* **EXERCISE INSTRUCTIONS**: Find every line of the listing below where "that" appears, and copy it.

* **DATA BLOCK**:

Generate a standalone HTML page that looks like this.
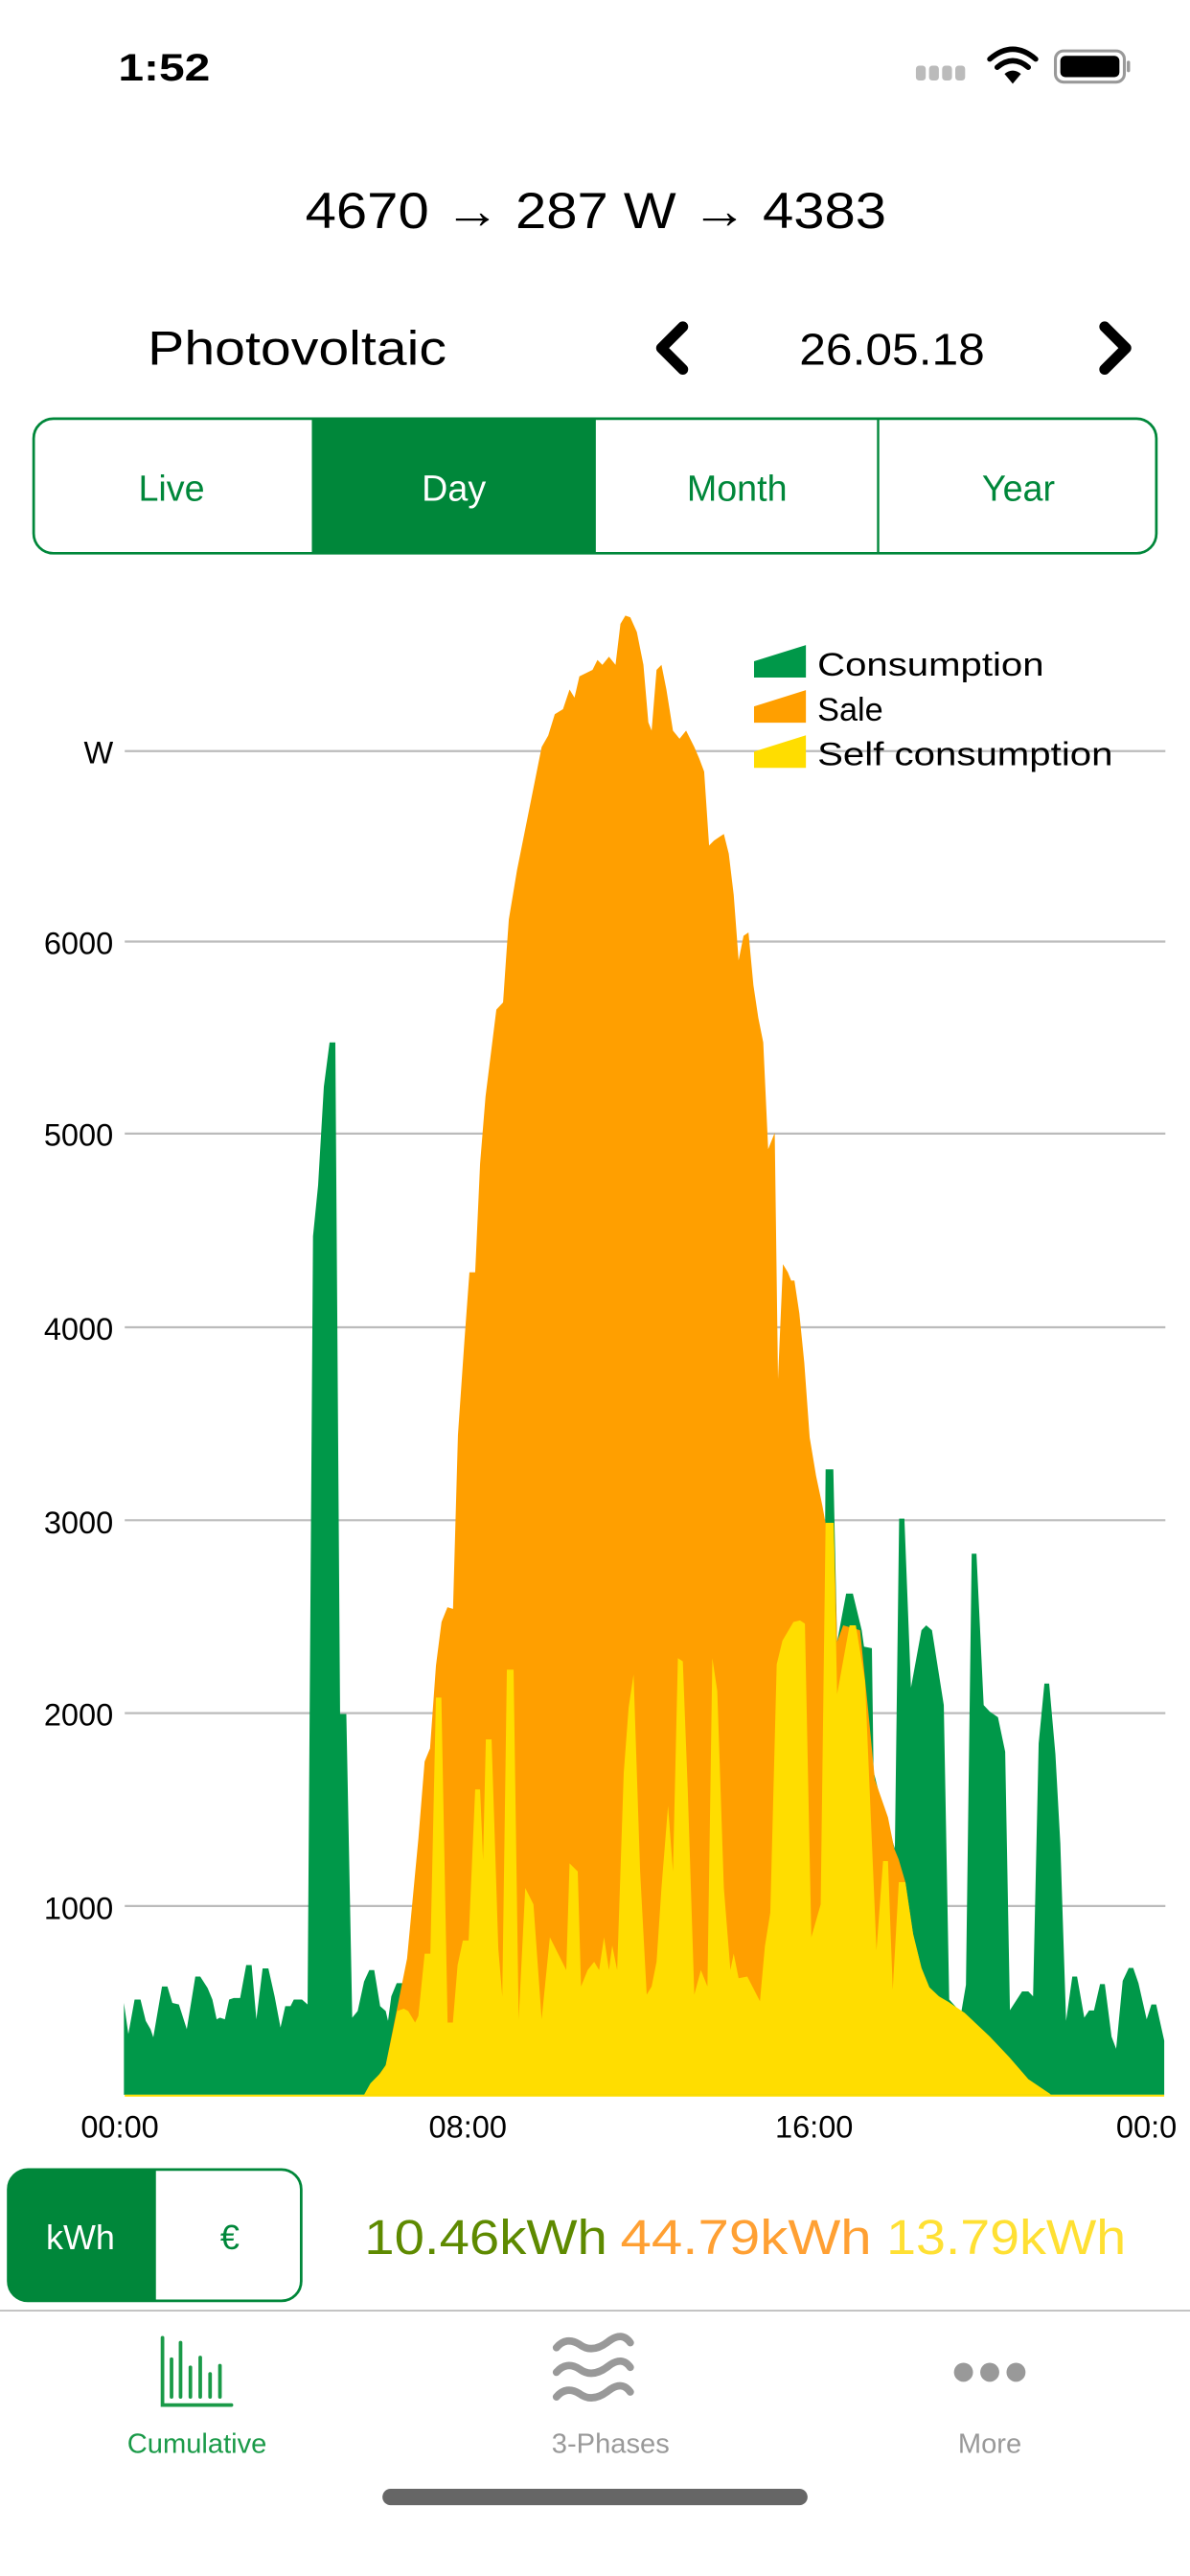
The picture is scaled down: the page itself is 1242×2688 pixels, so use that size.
<!DOCTYPE html>
<html><head><meta charset="utf-8"><style>
html,body{margin:0;padding:0;background:#fff;}
svg{display:block;}
text{font-family:"Liberation Sans",Arial,sans-serif;}
</style></head><body>
<svg width="1242" height="2688" viewBox="0 0 725 1569.1" preserveAspectRatio="none" xmlns="http://www.w3.org/2000/svg">
<rect width="725" height="1569.1" fill="#fff"/>
<!-- status bar -->
<text x="72" y="49" font-size="23" font-weight="bold" textLength="56" lengthAdjust="spacingAndGlyphs">1:52</text>
<g fill="#bbb"><rect x="558" y="40" width="6" height="9" rx="2"/><rect x="566" y="40" width="6" height="9" rx="2"/><rect x="574" y="40" width="6" height="9" rx="2"/><rect x="582" y="40" width="6" height="9" rx="2"/></g>
<g fill="none" stroke="#000" stroke-width="3.2" stroke-linecap="round">
<path d="M603 36 Q617 24 631 36"/><path d="M607.5 41 Q617 33 626.5 41"/></g>
<path d="M612 45 L617 51 L622 45 Q617 41 612 45Z" fill="#000"/>
<rect x="643" y="31" width="42" height="19" rx="5" fill="none" stroke="#999" stroke-width="1.8"/>
<rect x="646" y="34" width="36" height="13" rx="3" fill="#000"/>
<rect x="686.5" y="37" width="2" height="7" rx="1" fill="#999"/>
<!-- header -->
<text x="186" y="139" font-size="31" textLength="354" lengthAdjust="spacingAndGlyphs">4670  → 287 W → 4383</text>
<text x="90" y="222" font-size="29" textLength="182" lengthAdjust="spacingAndGlyphs">Photovoltaic</text>
<text x="487" y="222" font-size="27" textLength="113" lengthAdjust="spacingAndGlyphs">26.05.18</text>
<path d="M416 199 L403 212 L416 225" fill="none" stroke="#000" stroke-width="6.5" stroke-linecap="round" stroke-linejoin="round"/>
<path d="M673 199 L686 212 L673 225" fill="none" stroke="#000" stroke-width="6.5" stroke-linecap="round" stroke-linejoin="round"/>
<!-- segmented -->
<rect x="190" y="255" width="173" height="82" fill="#00873A"/>
<rect x="20.5" y="255" width="684" height="82" rx="12" fill="none" stroke="#00873A" stroke-width="1.6"/>
<line x1="535" y1="255" x2="535" y2="337" stroke="#00873A" stroke-width="1.4"/>
<g font-size="22" text-anchor="middle" fill="#00873A">
<text x="104.5" y="305">Live</text>
<text x="276.5" y="305" fill="#fff">Day</text>
<text x="449" y="305">Month</text>
<text x="620.5" y="305">Year</text>
</g>
<!-- gridlines -->
<g stroke="#bbb" stroke-width="1.3">
<line x1="76" y1="457.5" x2="710" y2="457.5"/>
<line x1="76" y1="573.5" x2="710" y2="573.5"/>
<line x1="76" y1="690.5" x2="710" y2="690.5"/>
<line x1="76" y1="808.5" x2="710" y2="808.5"/>
<line x1="76" y1="926" x2="710" y2="926"/>
<line x1="76" y1="1043.5" x2="710" y2="1043.5"/>
<line x1="76" y1="1161" x2="710" y2="1161"/>
</g>
<g font-size="19" text-anchor="end">
<text x="69" y="465">W</text>
<text x="69" y="581">6000</text>
<text x="69" y="698">5000</text>
<text x="69" y="816">4000</text>
<text x="69" y="934">3000</text>
<text x="69" y="1051">2000</text>
<text x="69" y="1169">1000</text>
</g>
<!-- green -->
<polygon fill="#009849" points="75.5,1276 75.5,1220 78.2,1239 82,1218 85.6,1218 88.8,1231 91.7,1236 93.4,1241 98.7,1210 102,1210 105,1220 109,1221 113.8,1236 119,1204 122,1204 126.5,1211 129.4,1218 132,1230 134,1229 137,1230 139.6,1218 142.4,1217 146.3,1217 150,1197 153.3,1197 156.2,1230 160,1199 163.5,1199 167.3,1216 170.9,1235 173.8,1222 177,1222 179,1218 184,1218 187.4,1221 190.7,753 193.8,722 197.3,662 200.8,635 204.3,635 207.2,1044 211,1044 214.6,1229 217.9,1225 221.8,1207 225,1200 228,1200 231.6,1222 235,1225 236.4,1231 238.4,1216 241.7,1208 245,1208 250,1225 500,1230 503,895 507.7,895 510,1000 515.5,970.7 519.6,970.7 525,993 526.4,1003 531.2,1004 532.2,1079 540,1110 545.2,1126 547.8,925 551,925 555,1028 561.4,993 564.3,990 567.8,993 575,1038.6 578.3,1218 585.6,1226 588.5,1209 592,946.4 594.9,946.4 599.3,1038.6 603,1042.6 608,1046 612.4,1067 615.3,1224.5 622.7,1213 626.5,1213 629.4,1216 632.8,1062 636.3,1025.5 639.2,1025.5 643,1068.5 646,1123 649.5,1231 653.3,1204 656.2,1204 660.6,1229 663.5,1224.6 666.5,1224.6 670.2,1208.6 673.1,1208.6 677.2,1240.5 680,1248 684,1206.6 687.7,1198.7 690.4,1198.7 693.6,1208 698.6,1230 701.5,1221 704.4,1221 709.3,1243 709.3,1276"/>
<!-- orange -->
<polygon fill="#FF9F00" points="222,1276 235,1258 243,1218 248,1193 254.9,1120 258.7,1073 262,1065 265.6,1014.6 269,988 272.6,979 276,980 279,874 283,816 286,775 289.5,775 292.5,708.7 295.8,668 302.4,615 306.5,610.6 308.3,584 310,560 315,530 320,505 326,475 330,455 334,448 338,435 343,432 347,420 350,425 353,412 357,410 361,408 364,402 367,405 371,400 375,405 378,380 381,375 384,376 388,385 392,405 395,440 397,445 400,408 403,405 406,420 410,445 414,450 418,445 423,455 426,462 429,470 432,515 435,512 438,510 441,508 444,520 447,545 450,585 453,570 456,568 459,600 462,620 465,635 468,700 472,690 474,840 477,770 480,775 482,780 484,780 487,800 490,830 493.3,875.6 497.2,899 501,917 503,928 507.9,927.6 510,1000 513.7,990 524,993 529,1042.6 533,1084 541,1107 544.8,1126 547.5,1132.5 551.6,1146.5 556.3,1178 561.4,1198.7 566.2,1210.5 572,1216 579.9,1222.5 581.8,1231 587.6,1226 603,1240.5 614.8,1253 626.5,1266.5 640,1275.6"/>
<!-- yellow -->
<polygon fill="#FFDD00" points="221.8,1276 225.7,1269 231.6,1263 235,1258 242,1225 246,1223.5 248.7,1225 252.9,1232 254.9,1228 258.7,1190 262.2,1190 265.6,1034 268.9,1034 272.7,1232 275.9,1232 278.8,1197 282,1182 285.5,1182 289.5,1090 292.5,1090 294.3,1133 296,1059.5 299.5,1059.5 303.6,1187 306,1216 308.8,1017 312.9,1017 316,1230 320,1150 325,1160 330,1230 335,1180 340,1190 345,1200 347,1135 352,1140 354,1210 358,1200 362,1195 365,1200 368,1180 371,1200 373,1185 376,1200 380,1080 383,1040 386,1020 390,1140 394,1215 397,1210 400,1195 403,1150 407,1100 410,1140 413,1010 416,1012 419,1090 423,1215 427,1200 431,1210 434,1010 437,1030 441,1150 445,1200 447,1190 450,1205 455.3,1204 463,1219 466,1185.6 469.3,1165 473.2,1013.8 476.7,999.4 483.4,988 487.4,987 490.4,989 494.3,1180 500,1160 503,927.6 507.9,927.6 510,1032 517.6,990 521.4,990 527,1024 534,1188 538,1133.6 541,1133.6 543.9,1212 547.6,1146.5 551.6,1146.5 556.3,1178 561.4,1198.7 566.2,1210.5 572,1216 578,1219.5 587.6,1226 603,1240.5 614.8,1253 626.5,1266.5 640,1275.6 640,1276"/>
<line x1="76" y1="1276.5" x2="709.3" y2="1276.5" stroke="#FFDD00" stroke-width="1.2"/>
<!-- legend -->
<polygon points="459.4,402.8 491,392.9 491,412.7 459.4,412.7" fill="#009849"/>
<polygon points="459.4,430.3 491,420.4 491,440.2 459.4,440.2" fill="#FF9F00"/>
<polygon points="459.4,457.8 491,447.9 491,467.7 459.4,467.7" fill="#FFDD00"/>
<g font-size="20">
<text x="498" y="411.5" textLength="138" lengthAdjust="spacingAndGlyphs">Consumption</text>
<text x="498" y="439">Sale</text>
<text x="498" y="466" textLength="180" lengthAdjust="spacingAndGlyphs">Self consumption</text>
</g>
<!-- x labels -->
<g font-size="19" text-anchor="middle">
<text x="73" y="1302">00:00</text>
<text x="285" y="1302">08:00</text>
<text x="496" y="1302">16:00</text>
</g>
<text x="680" y="1302" font-size="19">00:0</text>
<!-- toggle -->
<path d="M17 1321.5 H95 V1401.5 H17 Q5 1401.5 5 1389.5 V1333.5 Q5 1321.5 17 1321.5Z" fill="#00873A"/>
<rect x="5" y="1321.5" width="178.5" height="80" rx="12" fill="none" stroke="#00873A" stroke-width="1.6"/>
<text x="49" y="1370" font-size="21" fill="#fff" text-anchor="middle">kWh</text>
<text x="140" y="1370" font-size="21" fill="#00873A" text-anchor="middle">€</text>
<g font-size="30">
<text x="222" y="1373" fill="#5E8A00" textLength="148" lengthAdjust="spacingAndGlyphs">10.46kWh</text>
<text x="378" y="1373" fill="#FFA033" textLength="153" lengthAdjust="spacingAndGlyphs">44.79kWh</text>
<text x="540" y="1373" fill="#FFE033" textLength="146" lengthAdjust="spacingAndGlyphs">13.79kWh</text>
</g>
<line x1="0" y1="1407.5" x2="725" y2="1407.5" stroke="#bbb" stroke-width="1"/>
<!-- tab bar -->
<g stroke="#1A9A48" stroke-width="2.2" stroke-linecap="round" fill="none">
<path d="M99 1424 V1465 H141"/>
<line x1="104.5" y1="1437" x2="104.5" y2="1460"/>
<line x1="110" y1="1427" x2="110" y2="1460"/>
<line x1="116" y1="1442" x2="116" y2="1460"/>
<line x1="122" y1="1436" x2="122" y2="1460"/>
<line x1="128" y1="1446" x2="128" y2="1460"/>
<line x1="134" y1="1441" x2="134" y2="1460"/>
</g>
<g stroke="#999" stroke-width="4.5" stroke-linecap="round" fill="none">
<path d="M340 1430 Q346 1423 354 1428 Q362 1434 372 1426 Q380 1420 385 1427" transform="translate(-1,0)"/>
<path d="M340 1445 Q346 1438 354 1443 Q362 1449 372 1441 Q380 1435 385 1442" transform="translate(-1,0)"/>
<path d="M340 1460 Q346 1453 354 1458 Q362 1464 372 1456 Q380 1450 385 1457" transform="translate(-1,0)"/>
</g>
<g fill="#999"><circle cx="587" cy="1445" r="5.8"/><circle cx="603" cy="1445" r="5.8"/><circle cx="619" cy="1445" r="5.8"/></g>
<g font-size="17" text-anchor="middle">
<text x="120" y="1494" fill="#1A9A48">Cumulative</text>
<text x="372" y="1494" fill="#999">3-Phases</text>
<text x="603" y="1494" fill="#999">More</text>
</g>
<rect x="233" y="1516" width="259" height="10" rx="5" fill="#666"/>
</svg>
</body></html>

* **RESULT FOR THIS TASK**:
Generate a standalone HTML page that looks like this.
The picture is scaled down: the page itself is 1242×2688 pixels, so use that size.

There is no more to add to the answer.